-- start Task material --
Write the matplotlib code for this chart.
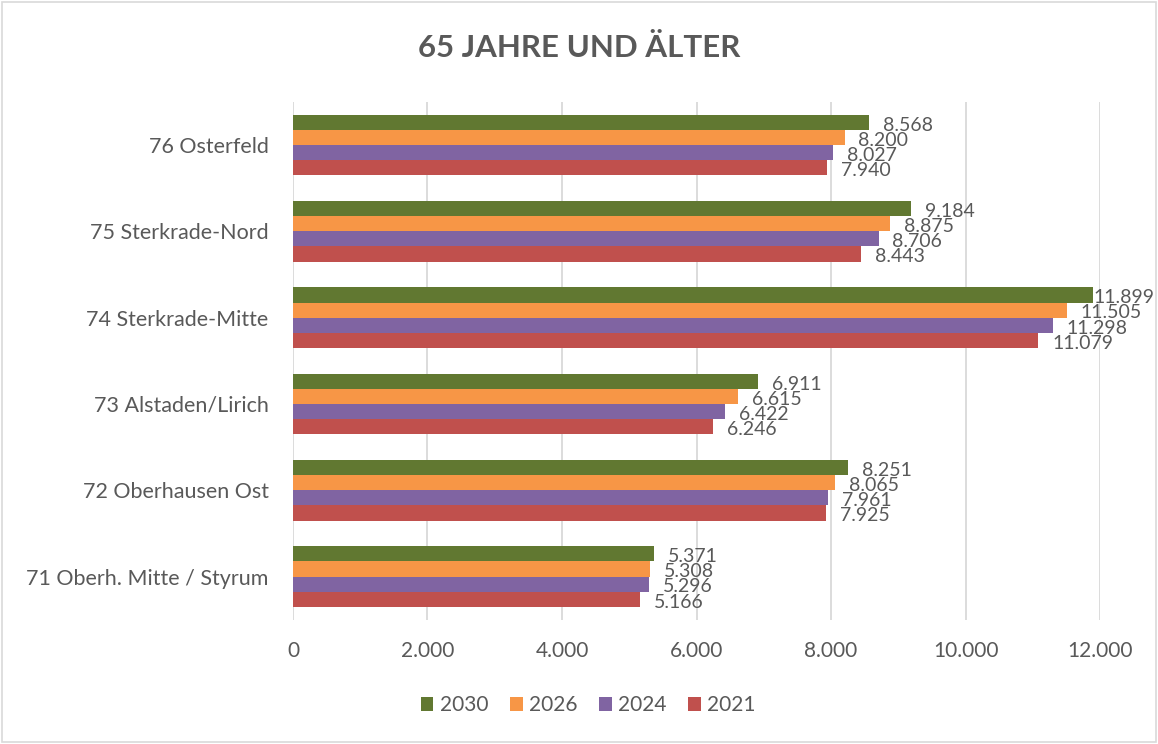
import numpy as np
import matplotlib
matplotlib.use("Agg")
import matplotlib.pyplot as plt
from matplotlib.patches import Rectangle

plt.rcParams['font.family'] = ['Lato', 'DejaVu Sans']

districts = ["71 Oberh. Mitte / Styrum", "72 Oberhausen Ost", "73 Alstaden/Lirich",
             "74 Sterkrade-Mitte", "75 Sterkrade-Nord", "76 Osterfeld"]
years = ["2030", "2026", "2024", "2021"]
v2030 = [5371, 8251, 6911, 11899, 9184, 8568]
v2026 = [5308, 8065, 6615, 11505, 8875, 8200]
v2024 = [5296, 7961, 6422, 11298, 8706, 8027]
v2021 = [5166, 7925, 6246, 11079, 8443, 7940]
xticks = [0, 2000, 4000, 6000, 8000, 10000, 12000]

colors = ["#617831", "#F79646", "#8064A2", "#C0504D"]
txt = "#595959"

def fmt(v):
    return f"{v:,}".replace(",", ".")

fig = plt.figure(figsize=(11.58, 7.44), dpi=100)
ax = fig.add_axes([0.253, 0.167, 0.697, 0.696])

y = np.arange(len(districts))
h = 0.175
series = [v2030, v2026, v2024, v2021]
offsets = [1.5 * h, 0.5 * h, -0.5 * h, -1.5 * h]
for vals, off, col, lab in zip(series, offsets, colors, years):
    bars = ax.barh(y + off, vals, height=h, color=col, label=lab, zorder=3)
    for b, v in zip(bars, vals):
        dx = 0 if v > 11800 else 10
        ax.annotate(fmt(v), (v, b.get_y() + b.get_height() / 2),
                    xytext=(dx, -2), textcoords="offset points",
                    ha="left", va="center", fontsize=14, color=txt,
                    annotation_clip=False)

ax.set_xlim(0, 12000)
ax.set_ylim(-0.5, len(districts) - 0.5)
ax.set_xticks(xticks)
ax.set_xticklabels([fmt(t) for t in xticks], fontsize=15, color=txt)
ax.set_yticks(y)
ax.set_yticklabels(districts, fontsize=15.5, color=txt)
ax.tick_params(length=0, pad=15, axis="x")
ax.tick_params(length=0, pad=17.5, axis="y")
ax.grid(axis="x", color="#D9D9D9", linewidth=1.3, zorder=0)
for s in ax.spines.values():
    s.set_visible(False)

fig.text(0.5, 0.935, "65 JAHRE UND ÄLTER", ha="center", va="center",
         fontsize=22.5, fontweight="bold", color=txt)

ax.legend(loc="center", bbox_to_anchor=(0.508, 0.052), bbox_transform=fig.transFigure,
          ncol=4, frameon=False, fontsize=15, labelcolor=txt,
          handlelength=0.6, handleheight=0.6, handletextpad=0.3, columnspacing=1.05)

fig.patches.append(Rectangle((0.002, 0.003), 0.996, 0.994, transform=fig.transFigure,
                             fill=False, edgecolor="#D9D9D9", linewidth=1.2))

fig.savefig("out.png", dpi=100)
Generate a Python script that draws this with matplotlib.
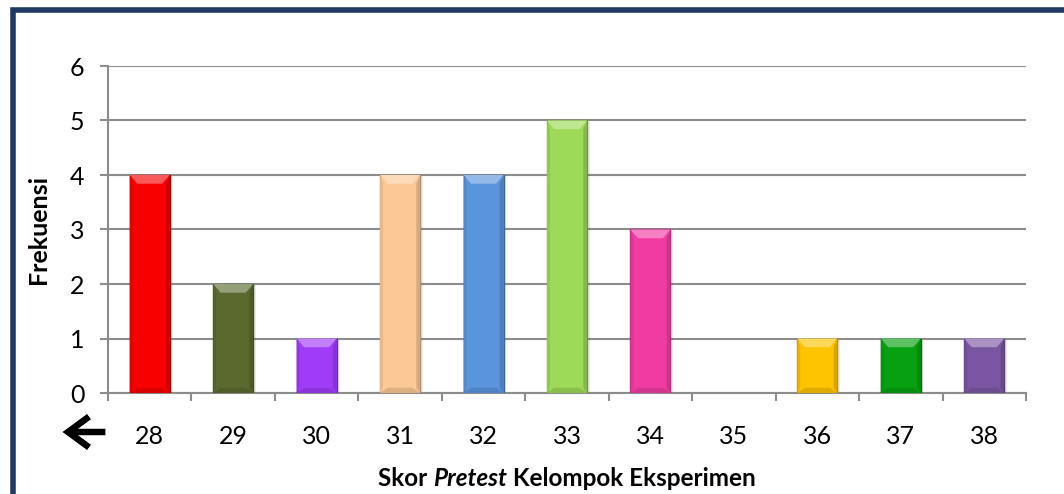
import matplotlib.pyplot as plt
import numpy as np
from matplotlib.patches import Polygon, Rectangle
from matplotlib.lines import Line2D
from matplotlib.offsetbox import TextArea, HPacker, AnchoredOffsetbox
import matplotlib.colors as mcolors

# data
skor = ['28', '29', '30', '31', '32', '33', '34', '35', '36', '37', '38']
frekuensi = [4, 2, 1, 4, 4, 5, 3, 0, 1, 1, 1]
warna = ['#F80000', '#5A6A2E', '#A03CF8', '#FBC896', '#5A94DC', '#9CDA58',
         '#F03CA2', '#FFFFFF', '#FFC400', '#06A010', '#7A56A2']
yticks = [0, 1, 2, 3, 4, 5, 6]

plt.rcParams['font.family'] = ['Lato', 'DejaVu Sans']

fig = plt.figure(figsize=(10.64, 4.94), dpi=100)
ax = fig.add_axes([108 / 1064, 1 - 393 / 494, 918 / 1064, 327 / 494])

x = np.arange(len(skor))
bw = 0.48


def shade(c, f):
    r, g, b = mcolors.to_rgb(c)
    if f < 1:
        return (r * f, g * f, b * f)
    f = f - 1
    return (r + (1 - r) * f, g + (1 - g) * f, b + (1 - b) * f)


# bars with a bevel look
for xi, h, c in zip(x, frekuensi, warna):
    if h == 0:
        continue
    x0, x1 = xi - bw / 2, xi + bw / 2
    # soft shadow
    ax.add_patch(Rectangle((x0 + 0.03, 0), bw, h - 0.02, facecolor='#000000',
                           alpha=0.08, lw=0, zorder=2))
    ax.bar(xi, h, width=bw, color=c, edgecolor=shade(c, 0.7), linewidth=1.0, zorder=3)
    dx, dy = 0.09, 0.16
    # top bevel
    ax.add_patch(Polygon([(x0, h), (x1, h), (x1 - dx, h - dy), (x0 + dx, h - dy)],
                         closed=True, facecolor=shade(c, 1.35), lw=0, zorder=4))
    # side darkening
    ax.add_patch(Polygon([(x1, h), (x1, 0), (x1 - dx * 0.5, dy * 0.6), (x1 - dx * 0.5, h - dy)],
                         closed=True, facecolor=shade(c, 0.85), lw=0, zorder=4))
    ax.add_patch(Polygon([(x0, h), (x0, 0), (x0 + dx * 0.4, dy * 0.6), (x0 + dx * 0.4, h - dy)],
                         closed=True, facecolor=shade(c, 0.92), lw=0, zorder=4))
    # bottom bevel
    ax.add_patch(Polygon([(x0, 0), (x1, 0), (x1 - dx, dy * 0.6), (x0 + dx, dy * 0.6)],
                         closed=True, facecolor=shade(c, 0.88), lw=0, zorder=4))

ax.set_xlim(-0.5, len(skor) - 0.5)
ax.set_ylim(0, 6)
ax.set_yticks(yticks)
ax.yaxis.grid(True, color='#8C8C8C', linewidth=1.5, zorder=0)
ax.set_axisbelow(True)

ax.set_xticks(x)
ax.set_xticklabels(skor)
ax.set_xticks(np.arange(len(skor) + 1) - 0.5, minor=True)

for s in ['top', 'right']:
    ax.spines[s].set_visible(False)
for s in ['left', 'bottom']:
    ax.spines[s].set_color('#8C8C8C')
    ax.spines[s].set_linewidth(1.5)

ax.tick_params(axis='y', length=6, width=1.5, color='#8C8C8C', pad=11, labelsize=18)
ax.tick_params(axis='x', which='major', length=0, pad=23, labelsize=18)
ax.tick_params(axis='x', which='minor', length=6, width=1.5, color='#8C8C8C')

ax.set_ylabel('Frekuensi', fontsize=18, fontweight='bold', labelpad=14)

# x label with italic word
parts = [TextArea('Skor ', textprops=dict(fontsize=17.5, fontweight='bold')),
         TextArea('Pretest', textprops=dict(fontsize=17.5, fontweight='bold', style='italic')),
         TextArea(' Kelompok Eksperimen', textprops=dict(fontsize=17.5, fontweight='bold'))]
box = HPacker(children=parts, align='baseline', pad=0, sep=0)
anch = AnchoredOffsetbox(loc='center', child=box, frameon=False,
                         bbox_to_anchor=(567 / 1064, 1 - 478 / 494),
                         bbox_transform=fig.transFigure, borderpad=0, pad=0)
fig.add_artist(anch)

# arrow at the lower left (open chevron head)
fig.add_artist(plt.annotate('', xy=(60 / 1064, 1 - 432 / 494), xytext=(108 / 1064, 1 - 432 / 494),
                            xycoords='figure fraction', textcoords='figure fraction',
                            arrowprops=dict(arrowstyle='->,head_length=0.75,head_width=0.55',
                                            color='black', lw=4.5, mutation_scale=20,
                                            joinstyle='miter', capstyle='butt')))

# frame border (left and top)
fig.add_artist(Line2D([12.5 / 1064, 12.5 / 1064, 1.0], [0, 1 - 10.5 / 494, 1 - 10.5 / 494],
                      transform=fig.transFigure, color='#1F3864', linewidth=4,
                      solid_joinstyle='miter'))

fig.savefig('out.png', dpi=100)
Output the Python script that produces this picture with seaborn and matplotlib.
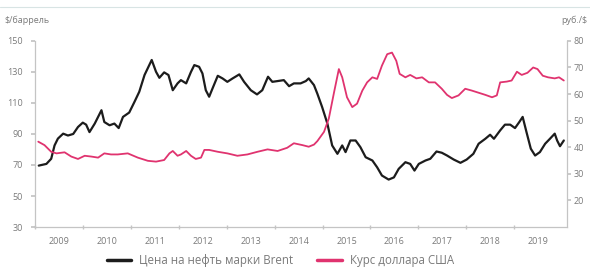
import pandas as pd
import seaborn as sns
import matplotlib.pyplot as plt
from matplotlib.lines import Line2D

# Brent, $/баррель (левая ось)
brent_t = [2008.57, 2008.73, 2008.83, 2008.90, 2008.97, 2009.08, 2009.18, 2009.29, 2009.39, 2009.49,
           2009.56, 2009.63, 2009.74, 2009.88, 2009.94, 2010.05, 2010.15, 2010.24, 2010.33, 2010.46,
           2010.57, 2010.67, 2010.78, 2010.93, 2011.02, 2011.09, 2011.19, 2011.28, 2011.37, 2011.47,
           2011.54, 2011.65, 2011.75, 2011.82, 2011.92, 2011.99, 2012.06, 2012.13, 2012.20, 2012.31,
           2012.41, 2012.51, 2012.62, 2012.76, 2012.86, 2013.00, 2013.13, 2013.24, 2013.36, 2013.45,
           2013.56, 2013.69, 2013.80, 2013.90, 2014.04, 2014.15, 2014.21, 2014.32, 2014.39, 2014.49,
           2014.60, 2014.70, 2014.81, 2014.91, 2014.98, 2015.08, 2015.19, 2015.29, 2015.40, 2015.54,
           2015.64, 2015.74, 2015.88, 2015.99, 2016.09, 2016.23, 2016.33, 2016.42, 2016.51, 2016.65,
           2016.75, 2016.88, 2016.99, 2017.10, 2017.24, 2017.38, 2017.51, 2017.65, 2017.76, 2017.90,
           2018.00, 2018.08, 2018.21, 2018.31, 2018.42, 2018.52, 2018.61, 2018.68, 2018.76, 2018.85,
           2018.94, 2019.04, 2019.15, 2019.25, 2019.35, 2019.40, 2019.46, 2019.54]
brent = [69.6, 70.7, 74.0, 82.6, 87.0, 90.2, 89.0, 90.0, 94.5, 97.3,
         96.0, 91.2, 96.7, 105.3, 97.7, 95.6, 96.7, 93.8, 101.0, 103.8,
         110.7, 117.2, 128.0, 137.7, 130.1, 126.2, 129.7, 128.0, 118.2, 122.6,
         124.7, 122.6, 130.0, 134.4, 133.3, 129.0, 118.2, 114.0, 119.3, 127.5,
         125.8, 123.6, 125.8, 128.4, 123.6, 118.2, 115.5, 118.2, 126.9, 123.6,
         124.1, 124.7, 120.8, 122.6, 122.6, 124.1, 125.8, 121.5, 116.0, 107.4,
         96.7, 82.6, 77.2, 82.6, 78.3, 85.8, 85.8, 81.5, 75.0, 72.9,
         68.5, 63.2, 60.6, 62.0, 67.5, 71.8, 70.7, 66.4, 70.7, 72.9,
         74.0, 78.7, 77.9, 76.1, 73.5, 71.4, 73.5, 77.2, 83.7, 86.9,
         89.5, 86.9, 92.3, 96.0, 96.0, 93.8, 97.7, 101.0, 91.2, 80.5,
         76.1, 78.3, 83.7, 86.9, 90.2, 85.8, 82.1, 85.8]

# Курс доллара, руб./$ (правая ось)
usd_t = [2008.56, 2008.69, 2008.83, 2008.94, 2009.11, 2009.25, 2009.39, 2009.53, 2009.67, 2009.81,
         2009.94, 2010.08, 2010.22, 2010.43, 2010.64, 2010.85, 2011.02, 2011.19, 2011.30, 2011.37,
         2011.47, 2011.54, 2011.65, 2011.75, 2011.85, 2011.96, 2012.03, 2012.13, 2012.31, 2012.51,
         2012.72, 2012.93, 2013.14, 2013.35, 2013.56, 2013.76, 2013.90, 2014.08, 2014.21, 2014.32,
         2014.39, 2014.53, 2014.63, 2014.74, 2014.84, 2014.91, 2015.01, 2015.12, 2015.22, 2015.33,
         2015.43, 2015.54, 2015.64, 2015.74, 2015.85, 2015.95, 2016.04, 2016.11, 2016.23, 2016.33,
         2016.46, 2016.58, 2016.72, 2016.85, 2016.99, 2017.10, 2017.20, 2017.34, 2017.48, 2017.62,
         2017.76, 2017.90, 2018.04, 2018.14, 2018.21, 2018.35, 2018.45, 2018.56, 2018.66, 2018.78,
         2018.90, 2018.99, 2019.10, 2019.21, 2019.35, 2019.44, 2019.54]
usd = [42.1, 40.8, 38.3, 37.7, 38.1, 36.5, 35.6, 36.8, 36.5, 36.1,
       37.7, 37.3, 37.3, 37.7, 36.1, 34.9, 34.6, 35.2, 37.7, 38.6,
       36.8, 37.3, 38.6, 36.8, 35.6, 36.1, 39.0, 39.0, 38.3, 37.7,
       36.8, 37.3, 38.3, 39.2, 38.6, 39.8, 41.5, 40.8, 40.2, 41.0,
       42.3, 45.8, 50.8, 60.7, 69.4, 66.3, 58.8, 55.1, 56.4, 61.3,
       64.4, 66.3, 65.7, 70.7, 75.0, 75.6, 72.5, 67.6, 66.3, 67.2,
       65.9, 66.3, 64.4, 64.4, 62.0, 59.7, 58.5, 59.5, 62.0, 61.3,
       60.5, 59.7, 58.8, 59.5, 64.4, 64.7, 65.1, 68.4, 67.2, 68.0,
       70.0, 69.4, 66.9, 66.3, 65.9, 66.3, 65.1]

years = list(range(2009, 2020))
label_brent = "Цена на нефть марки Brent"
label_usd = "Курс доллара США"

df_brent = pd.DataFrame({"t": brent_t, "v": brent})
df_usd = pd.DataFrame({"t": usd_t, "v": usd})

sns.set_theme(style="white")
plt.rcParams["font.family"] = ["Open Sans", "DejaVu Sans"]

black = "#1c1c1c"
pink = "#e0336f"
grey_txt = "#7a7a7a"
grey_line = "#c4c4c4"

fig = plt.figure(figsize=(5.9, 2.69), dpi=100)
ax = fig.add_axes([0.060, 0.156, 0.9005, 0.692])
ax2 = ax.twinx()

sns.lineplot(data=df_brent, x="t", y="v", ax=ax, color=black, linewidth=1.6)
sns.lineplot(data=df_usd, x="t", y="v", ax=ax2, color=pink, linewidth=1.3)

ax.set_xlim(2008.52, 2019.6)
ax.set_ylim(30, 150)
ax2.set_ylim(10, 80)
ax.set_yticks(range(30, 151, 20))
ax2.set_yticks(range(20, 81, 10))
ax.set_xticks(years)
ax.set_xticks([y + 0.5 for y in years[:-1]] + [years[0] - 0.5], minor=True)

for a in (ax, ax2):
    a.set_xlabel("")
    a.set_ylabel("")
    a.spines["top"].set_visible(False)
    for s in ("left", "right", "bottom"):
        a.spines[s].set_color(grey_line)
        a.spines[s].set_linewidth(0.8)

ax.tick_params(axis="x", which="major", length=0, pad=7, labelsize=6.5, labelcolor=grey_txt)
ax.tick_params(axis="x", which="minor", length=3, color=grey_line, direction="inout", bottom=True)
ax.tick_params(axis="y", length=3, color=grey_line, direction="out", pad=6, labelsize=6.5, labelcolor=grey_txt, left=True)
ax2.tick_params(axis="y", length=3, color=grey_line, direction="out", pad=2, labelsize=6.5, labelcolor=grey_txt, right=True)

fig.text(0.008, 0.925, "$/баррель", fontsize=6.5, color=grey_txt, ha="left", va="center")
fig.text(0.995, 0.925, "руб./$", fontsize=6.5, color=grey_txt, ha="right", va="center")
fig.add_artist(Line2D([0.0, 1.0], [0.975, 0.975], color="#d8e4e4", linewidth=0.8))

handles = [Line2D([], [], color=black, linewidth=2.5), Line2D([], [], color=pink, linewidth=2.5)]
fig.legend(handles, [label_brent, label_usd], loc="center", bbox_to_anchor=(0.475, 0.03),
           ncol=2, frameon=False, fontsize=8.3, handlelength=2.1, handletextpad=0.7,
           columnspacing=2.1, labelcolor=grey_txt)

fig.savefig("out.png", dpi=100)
-- end Task material --
Goal
Repeat exactly the lines above, from the line that contains "Generate a Python" down through the line that contains "import matplotlib.colors as mcolors". Include both of those lines and none of the pictures.

Right answer
Generate a Python script that draws this with matplotlib.
import matplotlib.pyplot as plt
import numpy as np
from matplotlib.patches import Polygon, Rectangle
from matplotlib.lines import Line2D
from matplotlib.offsetbox import TextArea, HPacker, AnchoredOffsetbox
import matplotlib.colors as mcolors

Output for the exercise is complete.